What is required >> Can you transcribe the data exactly? Leave the pictures out.
════
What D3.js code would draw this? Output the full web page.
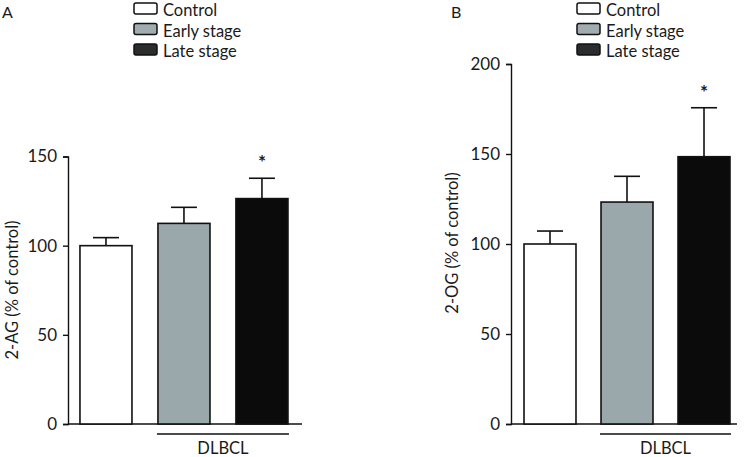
<!DOCTYPE html>
<html><head><meta charset="utf-8">
<script src="https://cdn.jsdelivr.net/npm/d3@7"></script>
<style>body{margin:0;background:#fff}svg{display:block}text{font-family:Lato,"Open Sans",sans-serif;fill:#1a1a1a}</style>
</head><body>
<script>
const categories = ["Control", "Early stage", "Late stage"];
const aMean = [100, 112.5, 126.4];
const aErr = [4.5, 9, 11.4];
const bMean = [100, 123.3, 148.5];
const bErr = [7.2, 14.3, 27.2];
const aTicks = [0, 50, 100, 150];
const bTicks = [0, 50, 100, 150, 200];
const fills = ["#ffffff", "#9aa8ac", "#0b0b0b"];
const legendFills = ["#ffffff", "#a1acb0", "#2a2c2d"];

const W = 744, H = 457;
const svg = d3.select("body").append("svg").attr("width", W).attr("height", H);

function panel(cfg) {
  const g = svg.append("g");
  const x = d3.scaleBand().domain(categories).range([cfg.x0, cfg.x1])
    .paddingInner(cfg.pi).paddingOuter(cfg.po).align(cfg.align);
  const y = d3.scaleLinear().domain([0, cfg.max]).range([424, cfg.yTop]);

  const ya = g.append("g").attr("transform", `translate(${cfg.x0},0)`)
    .call(d3.axisLeft(y).tickValues(cfg.ticks).tickSize(5).tickPadding(6).tickFormat(d3.format("d")));
  ya.select(".domain").attr("stroke", "#111").attr("stroke-width", 1.4);
  ya.selectAll(".tick line").attr("stroke", "#111").attr("stroke-width", 1.4);
  ya.selectAll(".tick text").attr("font-size", 17).attr("font-family", "Lato").attr("fill", "#1a1a1a");

  g.append("line").attr("x1", cfg.x0).attr("x2", cfg.x1).attr("y1", y(0)).attr("y2", y(0))
    .attr("stroke", "#111").attr("stroke-width", 1.4);

  const data = categories.map((c, i) => ({c, m: cfg.mean[i], e: cfg.err[i], f: fills[i]}));
  const bw = x.bandwidth();
  data.forEach(d => {
    const cx = x(d.c) + bw / 2;
    g.append("line").attr("x1", cx).attr("x2", cx).attr("y1", y(d.m)).attr("y2", y(d.m + d.e))
      .attr("stroke", "#111").attr("stroke-width", 1.6);
    g.append("line").attr("x1", cx - bw / 4).attr("x2", cx + bw / 4).attr("y1", y(d.m + d.e)).attr("y2", y(d.m + d.e))
      .attr("stroke", "#111").attr("stroke-width", 1.6);
  });
  g.selectAll("rect.bar").data(data).join("rect").attr("class", "bar")
    .attr("x", d => x(d.c)).attr("width", bw)
    .attr("y", d => y(d.m)).attr("height", d => y(0) - y(d.m))
    .attr("fill", d => d.f).attr("stroke", "#111").attr("stroke-width", 1.6);

  const late = data[2];
  g.append("text").attr("x", x(late.c) + bw / 2).attr("y", y(late.m + late.e) - 9)
    .attr("text-anchor", "middle").attr("font-size", 19).attr("font-weight", "bold").text("*");

  g.append("line").attr("x1", x(categories[1]) - 1).attr("x2", x(categories[2]) + bw + 1)
    .attr("y1", 434).attr("y2", 434).attr("stroke", "#111").attr("stroke-width", 1.4);
  g.append("text").attr("x", (x(categories[1]) + x(categories[2]) + bw) / 2).attr("y", 454)
    .attr("text-anchor", "middle").attr("font-size", 16.5).text("DLBCL");

  g.append("text").attr("transform", `translate(${cfg.labX},${cfg.labY}) rotate(-90)`)
    .attr("text-anchor", "middle").attr("font-size", 16.5).text(cfg.label);

  g.append("text").attr("x", cfg.letterX).attr("y", 18).attr("font-size", 16).text(cfg.letter);

  const lg = g.append("g").attr("transform", `translate(${cfg.legX},0)`);
  categories.forEach((c, i) => {
    lg.append("rect").attr("x", 0).attr("y", 3 + i * 20.5).attr("width", 23).attr("height", 11)
      .attr("rx", 2).attr("fill", legendFills[i]).attr("stroke", "#111").attr("stroke-width", 1.5);
    lg.append("text").attr("x", 29).attr("y", 16 + i * 20.5).attr("font-size", 16.5).text(c);
  });
}

panel({x0: 68, x1: 302, pi: 0.333, po: 0.1667, align: 0.46, max: 150, yTop: 156.5,
  ticks: aTicks, mean: aMean, err: aErr, label: "2-AG (% of control)", labX: 18, labY: 290,
  letter: "A", letterX: 2, legX: 134});
panel({x0: 511, x1: 737, pi: 0.325, po: 0.13, align: 0.65, max: 200, yTop: 64,
  ticks: bTicks, mean: bMean, err: bErr, label: "2-OG (% of control)", labX: 458, labY: 243,
  letter: "B", letterX: 451, legX: 577});
</script>
</body></html>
════
Solution >>
What D3.js code would draw this? Output the full web page.
<!DOCTYPE html>
<html><head><meta charset="utf-8">
<script src="https://cdn.jsdelivr.net/npm/d3@7"></script>
<style>body{margin:0;background:#fff}svg{display:block}text{font-family:Lato,"Open Sans",sans-serif;fill:#1a1a1a}</style>
</head><body>
<script>
const categories = ["Control", "Early stage", "Late stage"];
const aMean = [100, 112.5, 126.4];
const aErr = [4.5, 9, 11.4];
const bMean = [100, 123.3, 148.5];
const bErr = [7.2, 14.3, 27.2];
const aTicks = [0, 50, 100, 150];
const bTicks = [0, 50, 100, 150, 200];
const fills = ["#ffffff", "#9aa8ac", "#0b0b0b"];
const legendFills = ["#ffffff", "#a1acb0", "#2a2c2d"];

const W = 744, H = 457;
const svg = d3.select("body").append("svg").attr("width", W).attr("height", H);

function panel(cfg) {
  const g = svg.append("g");
  const x = d3.scaleBand().domain(categories).range([cfg.x0, cfg.x1])
    .paddingInner(cfg.pi).paddingOuter(cfg.po).align(cfg.align);
  const y = d3.scaleLinear().domain([0, cfg.max]).range([424, cfg.yTop]);

  const ya = g.append("g").attr("transform", `translate(${cfg.x0},0)`)
    .call(d3.axisLeft(y).tickValues(cfg.ticks).tickSize(5).tickPadding(6).tickFormat(d3.format("d")));
  ya.select(".domain").attr("stroke", "#111").attr("stroke-width", 1.4);
  ya.selectAll(".tick line").attr("stroke", "#111").attr("stroke-width", 1.4);
  ya.selectAll(".tick text").attr("font-size", 17).attr("font-family", "Lato").attr("fill", "#1a1a1a");

  g.append("line").attr("x1", cfg.x0).attr("x2", cfg.x1).attr("y1", y(0)).attr("y2", y(0))
    .attr("stroke", "#111").attr("stroke-width", 1.4);

  const data = categories.map((c, i) => ({c, m: cfg.mean[i], e: cfg.err[i], f: fills[i]}));
  const bw = x.bandwidth();
  data.forEach(d => {
    const cx = x(d.c) + bw / 2;
    g.append("line").attr("x1", cx).attr("x2", cx).attr("y1", y(d.m)).attr("y2", y(d.m + d.e))
      .attr("stroke", "#111").attr("stroke-width", 1.6);
    g.append("line").attr("x1", cx - bw / 4).attr("x2", cx + bw / 4).attr("y1", y(d.m + d.e)).attr("y2", y(d.m + d.e))
      .attr("stroke", "#111").attr("stroke-width", 1.6);
  });
  g.selectAll("rect.bar").data(data).join("rect").attr("class", "bar")
    .attr("x", d => x(d.c)).attr("width", bw)
    .attr("y", d => y(d.m)).attr("height", d => y(0) - y(d.m))
    .attr("fill", d => d.f).attr("stroke", "#111").attr("stroke-width", 1.6);

  const late = data[2];
  g.append("text").attr("x", x(late.c) + bw / 2).attr("y", y(late.m + late.e) - 9)
    .attr("text-anchor", "middle").attr("font-size", 19).attr("font-weight", "bold").text("*");

  g.append("line").attr("x1", x(categories[1]) - 1).attr("x2", x(categories[2]) + bw + 1)
    .attr("y1", 434).attr("y2", 434).attr("stroke", "#111").attr("stroke-width", 1.4);
  g.append("text").attr("x", (x(categories[1]) + x(categories[2]) + bw) / 2).attr("y", 454)
    .attr("text-anchor", "middle").attr("font-size", 16.5).text("DLBCL");

  g.append("text").attr("transform", `translate(${cfg.labX},${cfg.labY}) rotate(-90)`)
    .attr("text-anchor", "middle").attr("font-size", 16.5).text(cfg.label);

  g.append("text").attr("x", cfg.letterX).attr("y", 18).attr("font-size", 16).text(cfg.letter);

  const lg = g.append("g").attr("transform", `translate(${cfg.legX},0)`);
  categories.forEach((c, i) => {
    lg.append("rect").attr("x", 0).attr("y", 3 + i * 20.5).attr("width", 23).attr("height", 11)
      .attr("rx", 2).attr("fill", legendFills[i]).attr("stroke", "#111").attr("stroke-width", 1.5);
    lg.append("text").attr("x", 29).attr("y", 16 + i * 20.5).attr("font-size", 16.5).text(c);
  });
}

panel({x0: 68, x1: 302, pi: 0.333, po: 0.1667, align: 0.46, max: 150, yTop: 156.5,
  ticks: aTicks, mean: aMean, err: aErr, label: "2-AG (% of control)", labX: 18, labY: 290,
  letter: "A", letterX: 2, legX: 134});
panel({x0: 511, x1: 737, pi: 0.325, po: 0.13, align: 0.65, max: 200, yTop: 64,
  ticks: bTicks, mean: bMean, err: bErr, label: "2-OG (% of control)", labX: 458, labY: 243,
  letter: "B", letterX: 451, legX: 577});
</script>
</body></html>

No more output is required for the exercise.